Imagine the scene of a small, cross-eyed, theatrical preacher making his way towards a Bristol village in 1739. A village that was infamous for violent protest towards oppressive business practices. Due to the minimal voice of opposition from the established church concerning the treatment of workers, anyone who represented that religious structure was also considered an enemy.
Depending upon the version of the story we tell, one could create an image of a powerful, spirit-led orator, by the name of George Whitefield, who captivated a mob of protesters with the Gospel message. With each sermon given, the numbers increased. Soon the success of such a mission led to a chapel being built, and a previously unconvinced John Wesley re-evaluating his initial distrust of open air preaching - “Kingswood does not now, as a year ago, resound with cursing and blasphemy, it is no more filled with drunkenness and uncleanness… wars and fighting… Peace and love are there”.
As with any narrative, there is another storyline. One I have mentioned a number of times within this blog and book 'Revival’s Symphony'. It is a storyline of unconventional preaching styles that challenged the accepted ‘way to preach’ and ‘sermon content’. An analysis of these messages delivered by the early Methodist movement, reveals a mixture of political and social commentary, embedded in an holistic declaration of salvation that would make a number of our modern, fresh expression, churches feel old.
In the case of Kingswood? Whitefield’s critique and declaration of an alternative, encouraged a village revolution. This included, distribution of finance towards social services, education support and health care. It was this change, of the internal and external, that grabbed Wesley’s attention.
This movement of unconventional preaching styles and choice of locations, was not unique. 18th century preachers like Daniel Rowland and Howell Harris were part of a growing voice of people who were redefining expectations through the engagement of pain within the land. No more safe pulpits or verbal call for change from a comfortable space. This was about getting your hands dirty, exposing yourself to the pain of injustice, then making your stand upon the very ground that cried out for change.

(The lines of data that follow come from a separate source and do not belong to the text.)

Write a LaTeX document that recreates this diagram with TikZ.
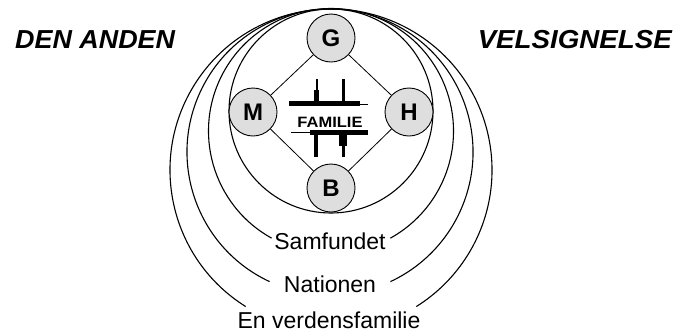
\documentclass[tikz,border=0pt]{standalone}
\usepackage{graphicx}
\usepackage{fontspec}
\setmainfont{Liberation Sans}
\begin{document}
\begin{tikzpicture}[x=1pt,y=-1pt,
  person/.style={circle,draw,line width=0.9pt,fill=black!13,minimum size=48pt,inner sep=0pt,font=\bfseries\fontsize{24}{24}\selectfont},
  ring/.style={line width=1.1pt},
  link/.style={line width=0.8pt},
  level/.style={anchor=base,inner sep=0pt,font=\fontsize{23}{23}\selectfont},
  title/.style={inner sep=0pt,font=\bfseries\itshape\fontsize{26}{26}\selectfont}]
\useasboundingbox (0,0) rectangle (676,333);
% rings
\draw[ring] (331,111) circle[radius=102];
\draw[ring] (331,131) ++(119:122.5) arc[start angle=119,end angle=421,radius=122.5];
\draw[ring] (330,152) ++(115:143) arc[start angle=115,end angle=425,radius=143];
\draw[ring] (331,170) ++(122:161) arc[start angle=122,end angle=418,radius=161];
% family symbol
\fill (289,101) rectangle (360,106);
\draw[line width=1pt] (360,104) -- (368,104);
\fill (315.8,79) rectangle (317.6,91);
\fill (314.2,90) rectangle (319,101);
\fill (342,79) rectangle (345,101);
\fill (310,130) rectangle (368,135);
\draw[line width=1pt] (291,132) -- (310,132);
\fill (314,135) rectangle (317.5,157);
\fill (339,135) rectangle (347,146);
\fill (342,146) rectangle (345,157);
\node[anchor=base,inner sep=0pt,font=\bfseries\fontsize{15}{15}\selectfont] (fam) at (330,127) {\scalebox{1.1}[1]{FAMILIE}};
% persons
\node[person] (G) at (331,38) {G};
\node[person] (M) at (253,112) {M};
\node[person] (H) at (409,112) {H};
\node[person] (B) at (331,188) {B};
\draw[link] (G) -- (M);
\draw[link] (G) -- (H);
\draw[link] (M) -- (B);
\draw[link] (H) -- (B);
% labels
\node[level] (sam) at (330,249) {Samfundet};
\node[level] (nat) at (330,292) {Nationen};
\node[level] (ver) at (329,328.5) {En verdensfamilie};
\node[title,anchor=base west] (den) at (15,48) {\scalebox{1.035}[1]{DEN ANDEN}};
\node[title,anchor=base east] (vel) at (672,48) {\scalebox{1.066}[1]{VELSIGNELSE}};
\end{tikzpicture}
\end{document}
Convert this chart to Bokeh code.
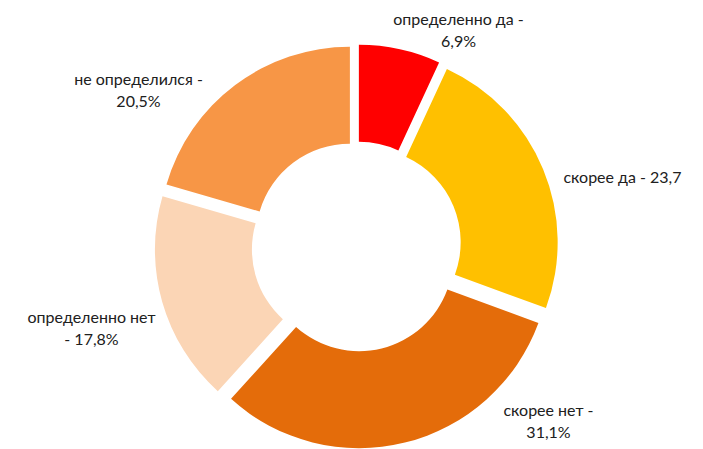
import math
from bokeh.plotting import figure
from bokeh.models import Range1d, ColumnDataSource
from bokeh.core.properties import value
from bokeh.embed import file_html
from bokeh.resources import INLINE

# ---- data ----
categories = ["определенно да", "скорее да", "скорее нет", "определенно нет", "не определился"]
shares = [6.9, 23.7, 31.1, 17.8, 20.5]
label_texts = ["определенно да -\n6,9%", "скорее да - 23,7", "скорее нет -\n31,1%",
               "определенно нет\n- 17,8%", "не определился -\n20,5%"]
colors = ["#FF0000", "#FFC000", "#E46C0A", "#FBD5B5", "#F79646"]

# ---- layout (pixels, image coordinates; y measured downward) ----
WIN_W, WIN_H = 703, 449
W, H = WIN_W, WIN_H
CX, CY = 356, 246          # donut centre (image px)
R_OUT, R_IN = 191, 94
EXPLODE = 11
# label anchor offsets from the donut centre (dx right, dy down), per slice
label_offsets = [(102, -217), (266, -70), (192, 174), (-265, 81), (-218, -157)]
LINE_GAP = 22

def to_data_y(img_y):
    return WIN_H - img_y

p = figure(width=W, height=H, output_backend="svg", toolbar_location=None,
           x_range=Range1d(0, W), y_range=Range1d(0, H),
           min_border=0, outline_line_color=None)
p.axis.visible = False
p.grid.visible = False
p.background_fill_color = "white"
p.border_fill_color = "white"

total = sum(shares)
xs, ys, starts, ends = [], [], [], []
cum = 0.0
for v in shares:
    t0 = cum / total * 2 * math.pi          # clockwise from 12 o'clock
    t1 = (cum + v) / total * 2 * math.pi
    cum += v
    mid = (t0 + t1) / 2
    xs.append(CX + EXPLODE * math.sin(mid))
    ys.append(to_data_y(CY) + EXPLODE * math.cos(mid))
    starts.append(math.pi / 2 - t1)
    ends.append(math.pi / 2 - t0)

src = ColumnDataSource(dict(x=xs, y=ys, start=starts, end=ends, color=colors, cat=categories))
p.annular_wedge(x="x", y="y", inner_radius=R_IN, outer_radius=R_OUT,
                start_angle="start", end_angle="end", direction="anticlock",
                fill_color="color", line_color=None, source=src)

lx, ly, lt = [], [], []
for txt, (dx, dy) in zip(label_texts, label_offsets):
    lines = txt.split("\n")
    n = len(lines)
    for i, line in enumerate(lines):
        off = (i - (n - 1) / 2) * LINE_GAP
        lx.append(CX + dx)
        ly.append(to_data_y(CY + dy + off))
        lt.append(line)

p.text(x=lx, y=ly, text=lt, text_align="center", text_baseline="middle",
       text_font=value("Lato"), text_font_size="16px", text_color="#202020")

open("out.html", "w").write(file_html(p, INLINE))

One of the things that I appreciate about this amazing movement of social change, was their appreciation of the journey that led them there. Like all of us, the excitement of a breakthrough - that moment when your hope finally sees visible substance - is always valued. Whitefield, after his first sermon in Kingswood, wrote “Blessed be God that I have now broken the ice”. On one hand, a straight forward comment about being thankful for a breakthrough. Yet, placed within the context of a preacher who had faced rejection from many quarters of his faith - who had found his calling welcomed with struggles - and you begin to see another dimension to his words.
Kingswood wasn’t a bolt out of the blue. It was an option considered and shaped by prayer. A consideration fuelled by the experiences of his journey thus far and by the readings he was investing in. These readings included the provocative writings of Richard Baxter. A man who challenged the pursuit of the ‘inner call’, the appreciation of diversity and its role in unity, and the importance of standing up in word and deed against social injustice. This act of standing including the declaration of an alternative.
Caught within the texts, journals, and letters of this movement, is a value placed upon the highs and lows of pilgrimage. You see a conviction, sometimes shaken, but not lost, of a demand to declare an alternative. And you see an honesty in their weakness - a reality that sometimes the most mundane action, fuelled by questions, can lead to surprising results.
Appreciation of our steps. Such an important value to hold onto. We may long for those ‘break the ice’ moments, those actions that capture the headlines declaring change is here. Yet I find that the beauty of our pilgrimage is one that speaks of a change that happens during the journey itself.